§ Written instruction
Output the lines exactly, from the one where "Emit a Python" appears through the one where "import matplotlib.pyplot as plt" appears. Images are left out.

:: Raw records

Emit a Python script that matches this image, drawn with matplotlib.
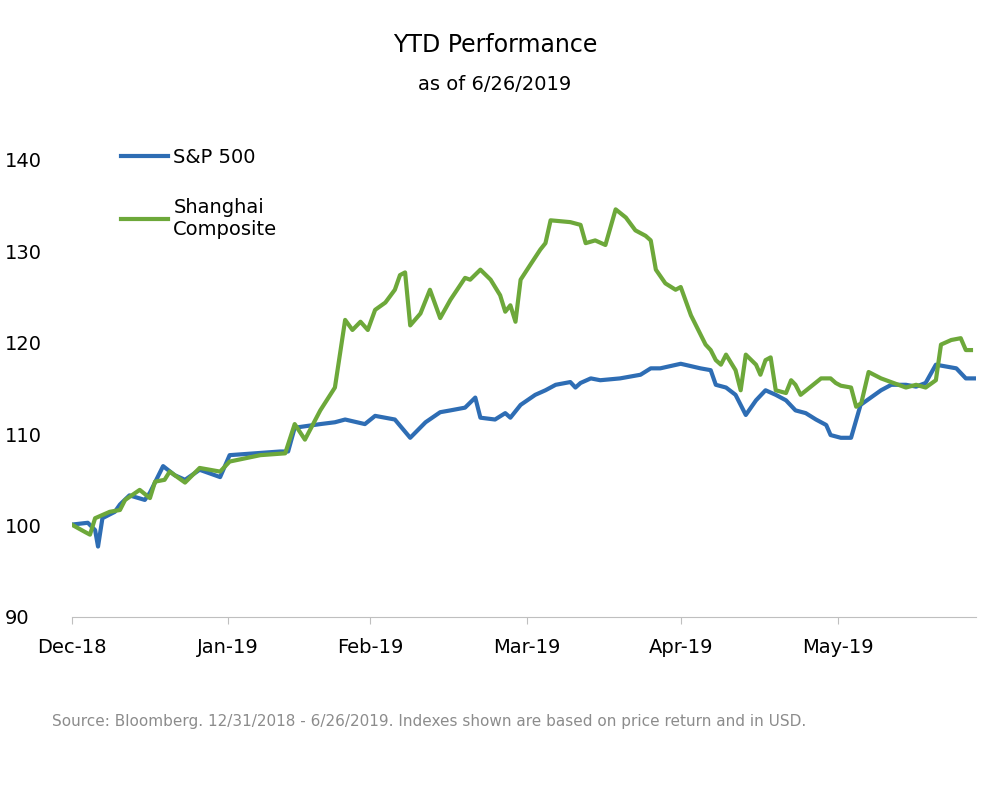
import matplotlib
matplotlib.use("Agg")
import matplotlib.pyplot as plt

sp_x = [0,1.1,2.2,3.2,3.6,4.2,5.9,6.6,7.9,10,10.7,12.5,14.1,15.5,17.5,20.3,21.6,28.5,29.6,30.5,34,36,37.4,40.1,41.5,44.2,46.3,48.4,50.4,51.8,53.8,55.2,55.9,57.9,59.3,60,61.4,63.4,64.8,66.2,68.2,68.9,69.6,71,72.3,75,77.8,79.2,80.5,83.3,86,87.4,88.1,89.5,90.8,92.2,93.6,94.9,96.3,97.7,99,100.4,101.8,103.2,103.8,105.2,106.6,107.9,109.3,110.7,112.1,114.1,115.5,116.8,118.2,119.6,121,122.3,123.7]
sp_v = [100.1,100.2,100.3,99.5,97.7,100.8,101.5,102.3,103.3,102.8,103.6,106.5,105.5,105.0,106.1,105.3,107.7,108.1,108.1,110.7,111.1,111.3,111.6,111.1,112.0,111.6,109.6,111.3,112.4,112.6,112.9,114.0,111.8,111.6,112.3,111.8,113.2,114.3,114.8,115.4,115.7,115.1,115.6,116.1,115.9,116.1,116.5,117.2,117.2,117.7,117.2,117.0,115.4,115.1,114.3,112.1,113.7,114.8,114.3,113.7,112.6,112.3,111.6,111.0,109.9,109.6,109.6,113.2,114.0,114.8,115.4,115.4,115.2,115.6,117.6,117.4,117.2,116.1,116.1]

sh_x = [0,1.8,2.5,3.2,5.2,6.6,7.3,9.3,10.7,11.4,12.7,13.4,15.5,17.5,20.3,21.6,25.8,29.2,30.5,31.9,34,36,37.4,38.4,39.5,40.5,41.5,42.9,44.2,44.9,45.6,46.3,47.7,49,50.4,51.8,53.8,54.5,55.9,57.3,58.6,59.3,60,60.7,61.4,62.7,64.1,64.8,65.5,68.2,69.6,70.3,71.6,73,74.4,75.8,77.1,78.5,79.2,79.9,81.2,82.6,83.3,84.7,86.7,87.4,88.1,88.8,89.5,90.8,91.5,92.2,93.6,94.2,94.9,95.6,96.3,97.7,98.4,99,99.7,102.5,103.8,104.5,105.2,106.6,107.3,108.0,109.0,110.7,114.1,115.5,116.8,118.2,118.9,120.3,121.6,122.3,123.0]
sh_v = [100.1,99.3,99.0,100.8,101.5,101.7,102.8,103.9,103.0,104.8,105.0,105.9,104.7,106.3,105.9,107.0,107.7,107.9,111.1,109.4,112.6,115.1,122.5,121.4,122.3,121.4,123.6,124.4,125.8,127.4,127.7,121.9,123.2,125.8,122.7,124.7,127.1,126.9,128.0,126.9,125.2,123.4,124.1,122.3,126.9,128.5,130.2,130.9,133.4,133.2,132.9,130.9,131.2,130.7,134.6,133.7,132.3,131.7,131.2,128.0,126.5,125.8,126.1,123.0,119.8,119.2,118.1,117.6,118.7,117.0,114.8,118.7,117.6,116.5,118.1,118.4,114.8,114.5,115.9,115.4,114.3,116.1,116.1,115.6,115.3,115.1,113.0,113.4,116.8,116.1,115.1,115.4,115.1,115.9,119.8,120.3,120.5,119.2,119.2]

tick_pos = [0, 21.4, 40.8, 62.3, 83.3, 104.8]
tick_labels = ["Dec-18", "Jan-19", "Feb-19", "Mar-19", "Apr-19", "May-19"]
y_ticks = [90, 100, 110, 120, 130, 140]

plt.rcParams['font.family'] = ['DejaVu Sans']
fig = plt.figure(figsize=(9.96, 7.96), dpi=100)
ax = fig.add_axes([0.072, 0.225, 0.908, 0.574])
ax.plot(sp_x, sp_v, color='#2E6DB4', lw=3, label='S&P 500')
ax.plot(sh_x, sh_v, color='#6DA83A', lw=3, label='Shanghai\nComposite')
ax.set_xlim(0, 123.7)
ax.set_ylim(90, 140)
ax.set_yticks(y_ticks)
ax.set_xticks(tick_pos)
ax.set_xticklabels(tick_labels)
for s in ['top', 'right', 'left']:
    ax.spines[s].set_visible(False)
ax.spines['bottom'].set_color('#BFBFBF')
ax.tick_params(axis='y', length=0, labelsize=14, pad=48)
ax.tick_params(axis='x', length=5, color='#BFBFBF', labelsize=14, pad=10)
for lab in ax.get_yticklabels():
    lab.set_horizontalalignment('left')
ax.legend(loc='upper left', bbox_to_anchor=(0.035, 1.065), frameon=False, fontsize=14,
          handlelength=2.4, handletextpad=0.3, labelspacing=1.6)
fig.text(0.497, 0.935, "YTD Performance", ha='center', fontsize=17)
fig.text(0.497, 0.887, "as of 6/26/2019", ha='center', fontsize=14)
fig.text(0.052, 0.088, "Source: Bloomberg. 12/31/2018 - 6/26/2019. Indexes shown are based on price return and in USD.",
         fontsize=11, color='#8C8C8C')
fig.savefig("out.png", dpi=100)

::::
:: Raw records

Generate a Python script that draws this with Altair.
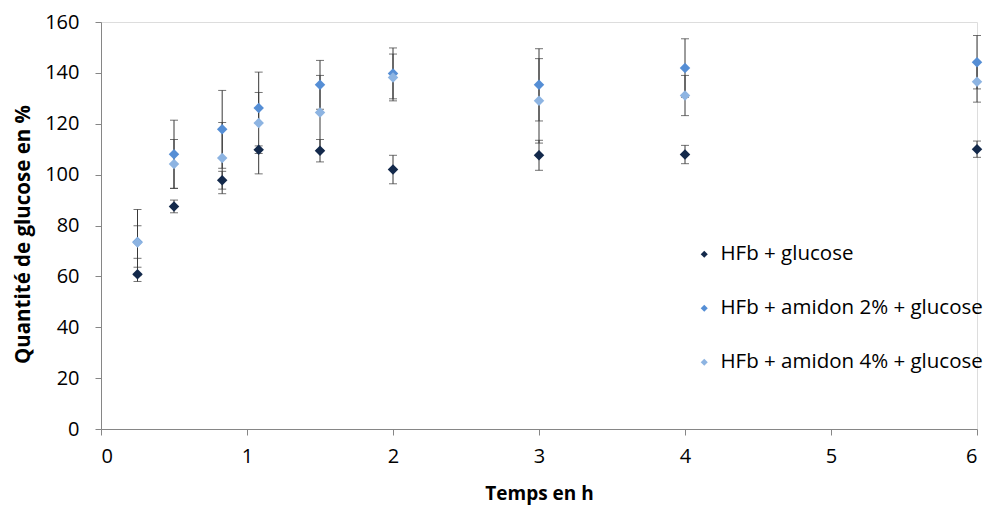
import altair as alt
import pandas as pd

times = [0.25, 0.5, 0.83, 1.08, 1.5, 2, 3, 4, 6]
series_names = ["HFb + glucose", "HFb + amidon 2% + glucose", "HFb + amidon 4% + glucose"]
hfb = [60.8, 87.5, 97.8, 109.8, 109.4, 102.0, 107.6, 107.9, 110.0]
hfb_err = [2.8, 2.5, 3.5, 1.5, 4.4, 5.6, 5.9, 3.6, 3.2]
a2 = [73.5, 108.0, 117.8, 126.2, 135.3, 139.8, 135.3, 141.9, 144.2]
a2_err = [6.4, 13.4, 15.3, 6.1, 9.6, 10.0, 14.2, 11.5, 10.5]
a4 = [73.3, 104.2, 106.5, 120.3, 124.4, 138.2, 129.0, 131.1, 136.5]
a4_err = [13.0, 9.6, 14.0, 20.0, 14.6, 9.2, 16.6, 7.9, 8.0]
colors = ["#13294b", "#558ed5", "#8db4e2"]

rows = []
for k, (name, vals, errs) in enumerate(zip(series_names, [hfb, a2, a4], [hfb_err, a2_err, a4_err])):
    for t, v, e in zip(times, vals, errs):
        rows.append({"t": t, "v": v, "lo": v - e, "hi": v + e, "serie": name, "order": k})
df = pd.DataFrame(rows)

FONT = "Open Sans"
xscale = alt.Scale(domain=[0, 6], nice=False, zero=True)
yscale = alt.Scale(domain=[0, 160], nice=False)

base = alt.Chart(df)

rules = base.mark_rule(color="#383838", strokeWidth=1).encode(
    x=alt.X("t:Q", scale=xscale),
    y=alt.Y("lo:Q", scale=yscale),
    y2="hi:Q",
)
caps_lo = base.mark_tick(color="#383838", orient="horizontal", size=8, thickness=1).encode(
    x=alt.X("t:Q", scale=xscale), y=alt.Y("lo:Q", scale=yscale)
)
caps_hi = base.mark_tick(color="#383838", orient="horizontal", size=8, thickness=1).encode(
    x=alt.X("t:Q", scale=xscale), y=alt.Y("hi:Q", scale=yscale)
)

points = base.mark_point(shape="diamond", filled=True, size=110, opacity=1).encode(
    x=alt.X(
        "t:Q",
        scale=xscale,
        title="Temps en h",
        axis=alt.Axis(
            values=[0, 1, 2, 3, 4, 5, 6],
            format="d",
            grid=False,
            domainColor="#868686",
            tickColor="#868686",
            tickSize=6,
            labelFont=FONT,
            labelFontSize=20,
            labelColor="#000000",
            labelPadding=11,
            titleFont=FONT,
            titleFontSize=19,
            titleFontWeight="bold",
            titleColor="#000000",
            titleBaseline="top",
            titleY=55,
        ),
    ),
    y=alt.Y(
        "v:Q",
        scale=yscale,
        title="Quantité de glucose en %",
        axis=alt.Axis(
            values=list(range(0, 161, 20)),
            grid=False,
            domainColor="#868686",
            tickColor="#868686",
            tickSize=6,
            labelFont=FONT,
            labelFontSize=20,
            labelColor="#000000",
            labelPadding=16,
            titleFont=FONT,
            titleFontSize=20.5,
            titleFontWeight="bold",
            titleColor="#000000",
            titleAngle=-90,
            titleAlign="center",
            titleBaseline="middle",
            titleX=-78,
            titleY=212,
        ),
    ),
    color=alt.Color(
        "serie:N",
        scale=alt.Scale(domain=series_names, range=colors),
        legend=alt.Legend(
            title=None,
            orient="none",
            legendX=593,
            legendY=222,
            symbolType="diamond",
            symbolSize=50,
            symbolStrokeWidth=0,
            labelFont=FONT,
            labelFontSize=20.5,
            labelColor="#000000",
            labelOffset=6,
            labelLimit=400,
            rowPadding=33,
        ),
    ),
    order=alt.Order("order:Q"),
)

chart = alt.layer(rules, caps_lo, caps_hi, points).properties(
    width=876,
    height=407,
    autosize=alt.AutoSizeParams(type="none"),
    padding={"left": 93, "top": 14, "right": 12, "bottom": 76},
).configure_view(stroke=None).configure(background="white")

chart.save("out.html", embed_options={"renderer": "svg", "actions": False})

::::
:: Raw records

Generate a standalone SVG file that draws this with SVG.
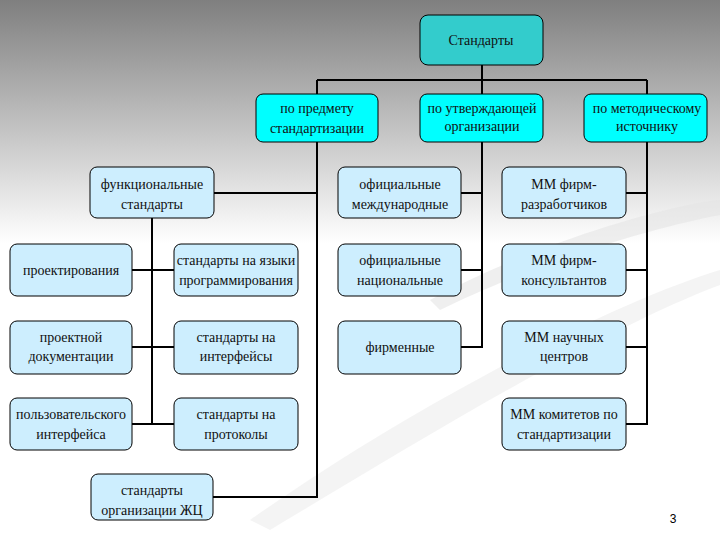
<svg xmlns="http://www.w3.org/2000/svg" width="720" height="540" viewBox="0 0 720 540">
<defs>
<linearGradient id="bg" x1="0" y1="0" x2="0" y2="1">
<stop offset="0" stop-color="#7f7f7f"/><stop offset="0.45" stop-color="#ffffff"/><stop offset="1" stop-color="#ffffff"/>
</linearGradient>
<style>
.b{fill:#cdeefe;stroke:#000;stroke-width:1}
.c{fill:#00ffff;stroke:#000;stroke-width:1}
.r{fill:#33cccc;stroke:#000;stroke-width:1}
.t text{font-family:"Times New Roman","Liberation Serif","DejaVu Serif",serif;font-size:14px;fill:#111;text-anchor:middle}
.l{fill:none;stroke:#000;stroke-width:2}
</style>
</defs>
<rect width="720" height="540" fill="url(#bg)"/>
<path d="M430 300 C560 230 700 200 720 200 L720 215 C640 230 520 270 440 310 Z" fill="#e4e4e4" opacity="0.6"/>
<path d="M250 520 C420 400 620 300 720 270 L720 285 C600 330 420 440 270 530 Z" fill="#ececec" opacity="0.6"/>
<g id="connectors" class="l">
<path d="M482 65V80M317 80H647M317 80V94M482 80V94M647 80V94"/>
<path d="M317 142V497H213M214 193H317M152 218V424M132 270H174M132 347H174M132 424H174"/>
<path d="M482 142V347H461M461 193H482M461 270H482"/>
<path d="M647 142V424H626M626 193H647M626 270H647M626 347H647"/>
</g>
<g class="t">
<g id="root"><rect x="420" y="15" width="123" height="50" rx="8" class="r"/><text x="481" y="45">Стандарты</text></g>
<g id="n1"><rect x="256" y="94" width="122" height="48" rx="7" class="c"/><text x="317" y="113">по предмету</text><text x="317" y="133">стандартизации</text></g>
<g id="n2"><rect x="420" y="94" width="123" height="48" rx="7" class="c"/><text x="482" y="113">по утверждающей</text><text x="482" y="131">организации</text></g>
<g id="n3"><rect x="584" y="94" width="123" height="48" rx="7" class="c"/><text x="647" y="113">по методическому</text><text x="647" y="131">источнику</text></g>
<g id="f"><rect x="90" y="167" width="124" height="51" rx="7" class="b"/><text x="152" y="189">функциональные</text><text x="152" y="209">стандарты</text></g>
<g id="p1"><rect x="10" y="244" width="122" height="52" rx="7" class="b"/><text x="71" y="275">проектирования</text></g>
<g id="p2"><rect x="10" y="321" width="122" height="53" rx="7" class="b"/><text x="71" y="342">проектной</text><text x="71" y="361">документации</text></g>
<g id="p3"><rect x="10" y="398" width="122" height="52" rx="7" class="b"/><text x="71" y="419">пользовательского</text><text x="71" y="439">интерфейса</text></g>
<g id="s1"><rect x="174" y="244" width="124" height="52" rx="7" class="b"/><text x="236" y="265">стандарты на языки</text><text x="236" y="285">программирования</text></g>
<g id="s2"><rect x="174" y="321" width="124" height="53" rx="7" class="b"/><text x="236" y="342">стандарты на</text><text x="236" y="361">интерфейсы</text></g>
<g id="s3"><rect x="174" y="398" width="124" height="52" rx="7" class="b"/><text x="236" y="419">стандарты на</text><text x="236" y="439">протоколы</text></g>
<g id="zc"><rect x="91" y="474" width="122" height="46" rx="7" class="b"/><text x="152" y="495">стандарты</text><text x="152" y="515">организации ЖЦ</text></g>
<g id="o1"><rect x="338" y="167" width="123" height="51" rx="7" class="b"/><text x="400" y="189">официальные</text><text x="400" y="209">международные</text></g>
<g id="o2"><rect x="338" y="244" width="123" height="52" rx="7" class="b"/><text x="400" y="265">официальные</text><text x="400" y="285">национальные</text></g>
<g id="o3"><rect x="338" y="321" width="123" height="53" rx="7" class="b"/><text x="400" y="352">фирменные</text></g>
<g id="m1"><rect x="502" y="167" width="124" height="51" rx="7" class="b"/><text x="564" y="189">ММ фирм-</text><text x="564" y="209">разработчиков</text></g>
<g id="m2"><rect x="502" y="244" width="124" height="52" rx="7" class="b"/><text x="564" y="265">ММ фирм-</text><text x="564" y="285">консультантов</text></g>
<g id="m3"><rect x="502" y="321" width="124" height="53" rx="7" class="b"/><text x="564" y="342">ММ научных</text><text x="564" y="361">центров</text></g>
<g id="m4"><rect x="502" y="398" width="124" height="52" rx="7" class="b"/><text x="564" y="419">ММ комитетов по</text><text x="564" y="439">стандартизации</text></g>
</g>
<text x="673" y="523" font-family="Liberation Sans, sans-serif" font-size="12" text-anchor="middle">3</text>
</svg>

::::

§ Answer to the exercise
Emit a Python script that matches this image, drawn with matplotlib.
import matplotlib
matplotlib.use("Agg")
import matplotlib.pyplot as plt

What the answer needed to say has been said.